> [Task instructions] Leaving out every picture, retype the lines below from the top through the one that contains "const yTitle = 'Are';".

> [Stored data]
────────────────────

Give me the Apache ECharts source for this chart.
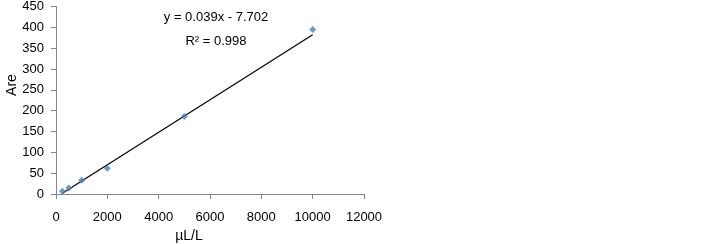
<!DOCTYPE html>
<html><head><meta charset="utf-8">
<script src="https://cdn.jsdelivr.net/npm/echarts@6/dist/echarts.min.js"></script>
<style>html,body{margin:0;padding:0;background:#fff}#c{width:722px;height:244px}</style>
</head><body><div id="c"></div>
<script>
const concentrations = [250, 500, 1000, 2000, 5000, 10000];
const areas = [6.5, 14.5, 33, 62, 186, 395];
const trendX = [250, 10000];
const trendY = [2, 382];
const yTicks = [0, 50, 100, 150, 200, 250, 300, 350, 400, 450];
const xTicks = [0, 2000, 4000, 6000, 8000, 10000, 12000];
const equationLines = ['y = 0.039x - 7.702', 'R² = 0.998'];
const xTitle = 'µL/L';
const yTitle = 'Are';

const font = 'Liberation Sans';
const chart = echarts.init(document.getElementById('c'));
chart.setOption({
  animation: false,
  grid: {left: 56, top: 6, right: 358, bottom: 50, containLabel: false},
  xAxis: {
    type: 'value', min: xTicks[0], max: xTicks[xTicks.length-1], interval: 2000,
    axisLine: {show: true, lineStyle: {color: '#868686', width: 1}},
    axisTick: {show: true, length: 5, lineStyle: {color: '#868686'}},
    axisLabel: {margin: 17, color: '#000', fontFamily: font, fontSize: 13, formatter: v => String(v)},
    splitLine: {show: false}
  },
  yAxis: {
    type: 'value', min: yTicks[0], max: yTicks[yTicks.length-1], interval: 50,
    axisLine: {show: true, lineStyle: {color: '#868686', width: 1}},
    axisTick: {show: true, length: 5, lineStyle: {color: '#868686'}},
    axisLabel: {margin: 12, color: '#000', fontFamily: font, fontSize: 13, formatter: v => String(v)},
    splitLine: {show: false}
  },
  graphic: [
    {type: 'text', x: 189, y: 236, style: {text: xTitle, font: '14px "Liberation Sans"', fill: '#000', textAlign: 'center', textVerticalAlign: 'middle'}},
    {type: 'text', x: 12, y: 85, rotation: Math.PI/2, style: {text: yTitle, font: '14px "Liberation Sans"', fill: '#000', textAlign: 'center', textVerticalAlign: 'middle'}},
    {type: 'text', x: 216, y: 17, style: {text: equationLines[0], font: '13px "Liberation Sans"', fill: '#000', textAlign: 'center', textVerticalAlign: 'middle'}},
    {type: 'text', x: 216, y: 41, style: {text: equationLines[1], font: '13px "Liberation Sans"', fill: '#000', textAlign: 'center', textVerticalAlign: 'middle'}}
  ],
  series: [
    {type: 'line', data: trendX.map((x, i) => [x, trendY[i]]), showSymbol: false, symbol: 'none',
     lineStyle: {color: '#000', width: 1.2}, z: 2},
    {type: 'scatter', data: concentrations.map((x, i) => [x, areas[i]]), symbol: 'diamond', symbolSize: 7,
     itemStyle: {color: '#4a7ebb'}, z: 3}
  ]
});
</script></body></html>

────────────────────

> [Task result]
Give me the Apache ECharts source for this chart.
<!DOCTYPE html>
<html><head><meta charset="utf-8">
<script src="https://cdn.jsdelivr.net/npm/echarts@6/dist/echarts.min.js"></script>
<style>html,body{margin:0;padding:0;background:#fff}#c{width:722px;height:244px}</style>
</head><body><div id="c"></div>
<script>
const concentrations = [250, 500, 1000, 2000, 5000, 10000];
const areas = [6.5, 14.5, 33, 62, 186, 395];
const trendX = [250, 10000];
const trendY = [2, 382];
const yTicks = [0, 50, 100, 150, 200, 250, 300, 350, 400, 450];
const xTicks = [0, 2000, 4000, 6000, 8000, 10000, 12000];
const equationLines = ['y = 0.039x - 7.702', 'R² = 0.998'];
const xTitle = 'µL/L';
const yTitle = 'Are';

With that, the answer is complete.